By Alexander Clapperton, October 19, 2014 - 11:07am
A Sedan Chair

In the first of an occasional series, we look back at events in Edinburgh's history that happened on this day.

On this day in 1687, the first sedan chairs became available for public hire in Edinburgh.

Although some the wealthier residents of the city had owned their own private sedan chairs for many decades, this was the first opportunity that the lower orders had to experience such luxury. The bearers of these "hackney chairs" were typically Highlanders who had migrated south in search of employment: men used to heavy labour and being outdoors in all seasons.

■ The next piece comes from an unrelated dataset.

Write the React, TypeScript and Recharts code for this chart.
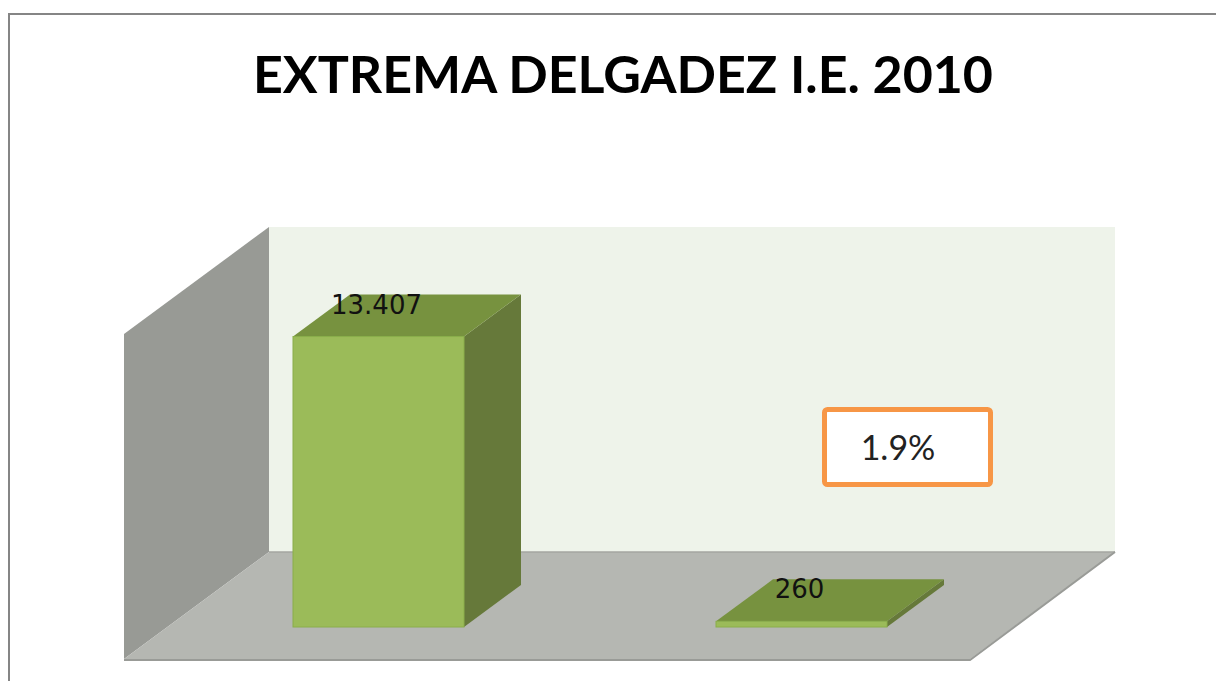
import React from 'react';
import { BarChart, Bar, XAxis, YAxis, LabelList } from 'recharts';

const categories = ['Total evaluados', 'Extrema delgadez'];
const values = [13407, 260];
const yDomain: [number, number] = [0, 15000];
const title = 'EXTREMA DELGADEZ I.E. 2010';
const percentLabel = '1.9%';

const data = categories.map((c, i) => ({ name: c, value: values[i] }));

const W = 1216;
const H = 681;
const margin = { top: 294, right: 211, bottom: 62, left: 159 };
const plot = { x: margin.left, y: margin.top, w: W - margin.left - margin.right, h: H - margin.top - margin.bottom };
const back = { dx: 102, dy: -75 };
const front = { dx: -43, dy: 32 };
const depth = { dx: 57, dy: -42 };

const fmt = (v: number) => v.toString().replace(/\B(?=(\d{3})+(?!\d))/g, '.');

const Bar3D = (props: any) => {
  const { x, y, width, height } = props;
  const { dx, dy } = depth;
  return (
    <g>
      <polygon
        points={`${x + width},${y} ${x + width + dx},${y + dy} ${x + width + dx},${y + height + dy} ${x + width},${y + height}`}
        fill="#66793A"
      />
      <polygon
        points={`${x},${y} ${x + dx},${y + dy} ${x + width + dx},${y + dy} ${x + width},${y}`}
        fill="#77923F"
      />
      <rect x={x} y={y} width={width} height={Math.max(height, 1)} fill="#9BBB59" stroke="#8AAE4A" strokeWidth={1} />
    </g>
  );
};

const renderLabel = (props: any) => {
  const { x, y, width, value } = props;
  return (
    <text
      x={x + width / 2 - 2}
      y={y - 23}
      textAnchor="middle"
      fontFamily="'DejaVu Sans', sans-serif"
      fontSize={26}
      fill="#111"
    >
      {fmt(value)}
    </text>
  );
};

const Walls = () => {
  const bx = plot.x + back.dx;
  const by = plot.y + back.dy;
  const fx = plot.x + front.dx;
  const fy = plot.y + front.dy;
  const bottomBack = by + plot.h;
  const bottomFront = fy + plot.h;
  return (
    <svg width={W} height={H} style={{ position: 'absolute', left: 0, top: 0 }}>
      <rect x={bx} y={by} width={plot.w} height={plot.h} fill="#EEF3EA" />
      <polygon
        points={`${fx},${fy} ${fx},${bottomFront} ${bx},${bottomBack} ${bx},${by}`}
        fill="#989A95"
      />
      <polygon
        points={`${fx},${bottomFront} ${fx + plot.w},${bottomFront} ${bx + plot.w},${bottomBack} ${bx},${bottomBack}`}
        fill="#B5B7B2"
      />
      <line x1={bx} y1={bottomBack} x2={bx + plot.w} y2={bottomBack} stroke="#A4A6A1" strokeWidth={1.5} />
      <polyline
        points={`${fx},${bottomFront + 1} ${fx + plot.w},${bottomFront + 1} ${bx + plot.w},${bottomBack}`}
        fill="none"
        stroke="#999B97"
        strokeWidth={2}
      />
    </svg>
  );
};

export default function App() {
  return (
    <div style={{ position: 'relative', width: W, height: H, overflow: 'hidden', marginBottom: -8, background: '#fff' }}>
      <div
        style={{
          position: 'absolute',
          left: 0,
          top: 5,
          width: 1260,
          height: 720,
          border: '2px solid #858585',
          boxSizing: 'border-box',
        }}
      />
      <Walls />
      <div style={{ position: 'absolute', left: 0, top: 0 }}>
        <BarChart width={W} height={H} data={data} margin={margin} barSize={171}>
          <XAxis dataKey="name" hide />
          <YAxis domain={yDomain} hide />
          <Bar dataKey="value" shape={<Bar3D />} isAnimationActive={false}>
            <LabelList dataKey="value" content={renderLabel} />
          </Bar>
        </BarChart>
      </div>
      <svg width={W} height={H} style={{ position: 'absolute', left: 0, top: 0, pointerEvents: 'none' }}>
        <text
          x={615}
          y={85}
          textAnchor="middle"
          fontFamily="Lato, 'Open Sans', sans-serif"
          fontWeight={700}
          fontSize={51}
          textLength={740}
          lengthAdjust="spacingAndGlyphs"
          fill="#000"
        >
          {title}
        </text>
        <rect x={816.5} y={401.5} width={166} height={75} rx={3} fill="#fff" stroke="#F79646" strokeWidth={5} />
        <text
          x={890}
          y={452}
          textAnchor="middle"
          fontFamily="Lato, 'Open Sans', sans-serif"
          fontSize={34}
          fontWeight={400}
          fill="#222"
        >
          {percentLabel}
        </text>
      </svg>
    </div>
  );
}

The fleet of black-panelled chairs were ideal for transporting those not inclined to spoil their clothing by walking through the steep, narrow and filthy alleys of the Old Town, and far more practical than horse and carriage in the crowded streets. They were further improved by the addition of a tilting seat, allowing the occupant to ride out the steep inclines of Edinburgh's streets without being thrown against the walls of their tiny cabin. A lift in one of these chairs to anywhere within the city would cost a mere sixpence, though travelling to anywhere outside the walls would add a shilling to your fare (and then no further than a half-mile). Alternatively, four shillings would hire the chair for the entire day.

However, transport in them could be hazardous, as Edinburgh's high winds frequently caught the sides of the somewhat unstable boxes, causing them to be overturned. It was frequently necessary to hire an additional two men to run either side of the chair, making sure it remained upright. Further, the council had to order that all chairs carry a lamp on their front pole so that they would be more visible at night, as several collisions had lead to "many hurts and inconveniences that have happened to the inhabitants & by the chairmen carrying or resting their chairs without lights under cloud of night".

At the peak of their popularity, there were over 180 chairs for hire in Edinburgh, and one of their shelters (where the bearers would wait for a fare) can still be seen at the Pleasance end of the Cowgate.